Hit the read more button for our thoughts on the top stories this Spring:
1) The emergence of Brandon Rankin.
It didn't take long for the staff to see that Rankin was going to make some noise on the defensive line. At 274 pounds this Spring you could see that he was causing problems for the offensive line. You can expect him to be north of 280 pounds by the time Fall camp starts. He'll be more of a Rien Long type of defensive tackle. You should read our defensive line preview if you haven't yet. It is pretty close to exactly how the Spring played out on the line. Rankin was the key to making it all come together though. He won't be visible as a light defensive tackle on every play this Fall but he will have to be accounted for on the interior line with double teams from the center and guard. That means one on one match-up's for at least one of our defensive ends and the other tackle. Good news for the potential of a viable pass rush this Fall. Overall, we lost Turpin and Luapo in the middle but everything else played out exactly how you would hope. Light on depth but at least the players getting reps are legitimate BCS starters.
2) Receiver depth and consistency is an issue.
Take a look at our receiver Spring preview here. As we thought, there is lots of talk from the mouthpieces of the program around freshmen adding great depth and competition to the rotation. It's silly talk as depending on freshmen receivers is a dangerous path. The surprise wasn't the issue of depth. We've known that's existed for a while now. The surprise was the inconsistency in catching the ball with our big four. Let's hope this Spring was Levy tweaking their mechanics. Similar to a hitting instructor breaking down a player's swing that results in poor early results as they focus on the process rather than production. The other area of concern is the lack of a playmaker. All of our receivers are steady but none scream ability in making players miss or in getting behind quality corners on a consistent basis. Rather than hope for one of the freshmen to come in and be a star, we should hope that one or two of the new guys will be able to come in and add a different dimension to the receiver rotation because right now we have four guys with very similar skillsets. Let's hope Isaiah Barton is the second coming of Sammy Moore. If we have a guy with speed that will help our passing game immensely.
3) With a bullet (at least from Paul Wulff's perspective), Jeff Tuel is QB1.

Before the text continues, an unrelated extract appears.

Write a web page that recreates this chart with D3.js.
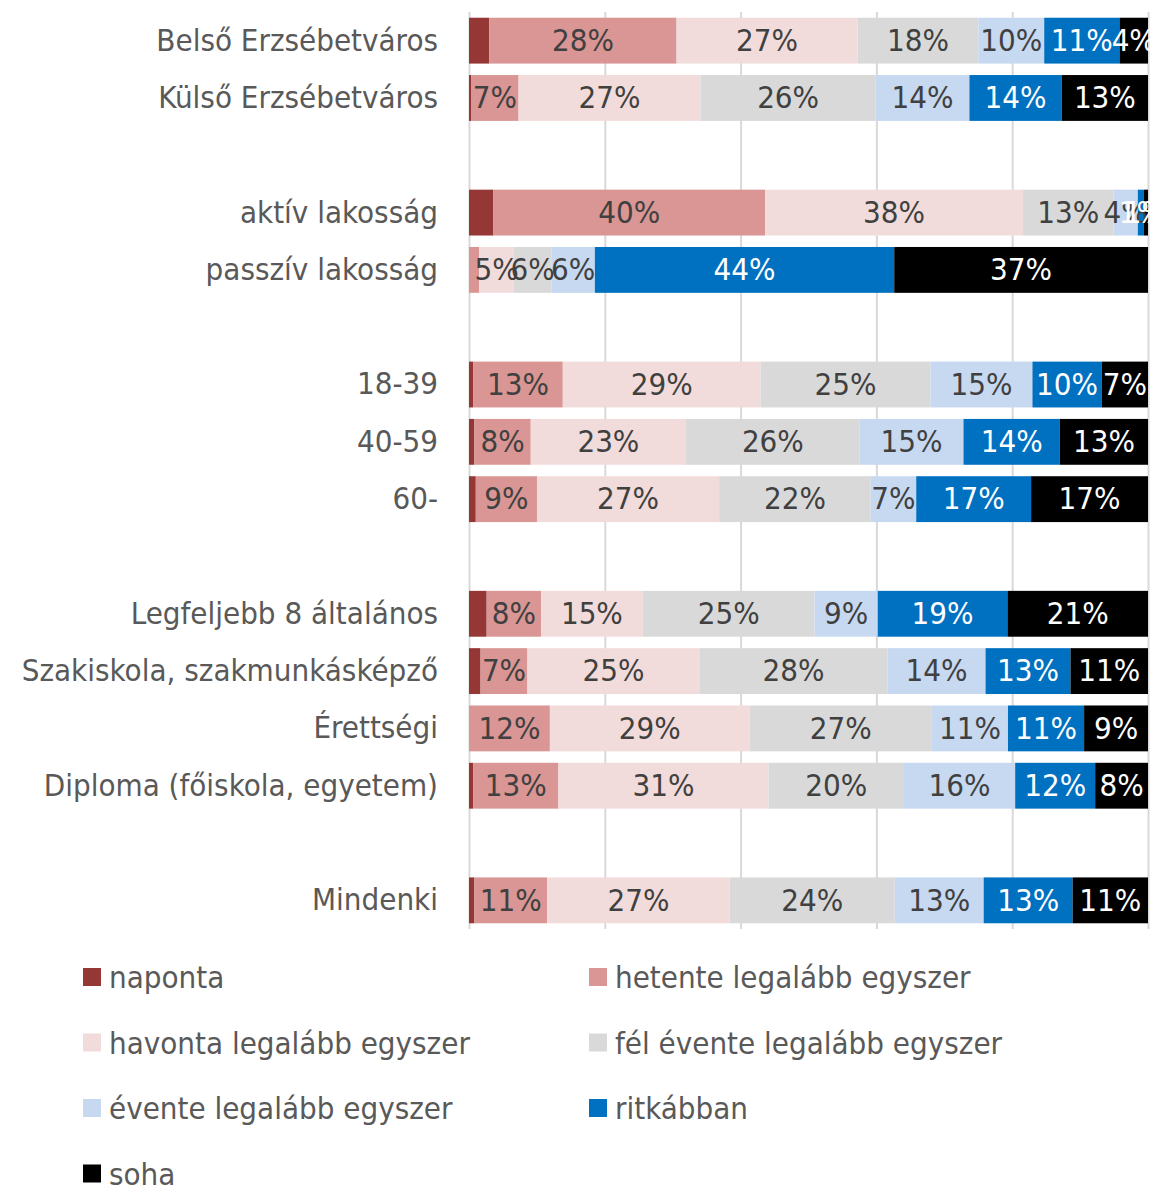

Back in October, we talked about why it was important to sit Marshall Lobbestael. Read that write-up here. He's not a Pac-10 starter and there is plenty of statistical data to tell us that. He might have flashes but he's not a guy you invest in to run your program week in and week out. Here's the problem. Paul Wulff badly wants competition at each spot and he also knows that the likelihood of Jeff Tuel taking every snap this Fall is extremely unlikely. In other words, he needs someone to step-up and compete. That's why we wrote here in our Spring preview that the nightmare scenario is Wulff continuing to play the game of "no one has won the starter job" coming out of the Spring. Unfortunately, it looked to be headed that way until the final week of practice in which it was clear that Jeff Tuel is a clear-cut QB1. That's good news. The quarterback position is going to be a struggle this coming season. A shortage of receivers with experience and an offensive line that's inconsistent is going to be maddening at times. Let's hope that Jeff Tuel survives the season and is able to get the reps he needs to become a star QB before his career is done. At least the question of whether he would get those reps as the starter has been put to rest this Spring.
4) Our cup runneth over in the secondary.
Heading into the Spring we wrote that the secondary was going to be our most competitive area. We focused mostly on the freshmen four (Atofau, Locker, Washington, and Carpenter) but it turns out that the guys making the most noise were the young veterans. Daniel Simmons might be our best pro prospect on the roster coming out of the Spring. He'll lock down a corner. Aire Justin successfully held of Nolan Washington at the other corner spot. Tyree Toomer and Myron Beck asserted themselves as guys that need reps at safety. All of this is fantastic news for the program. It gives the youngsters time to grow and it creates that long dreamed about competition among a large set of players for four spots. Chris Ball, you are a gift to the program.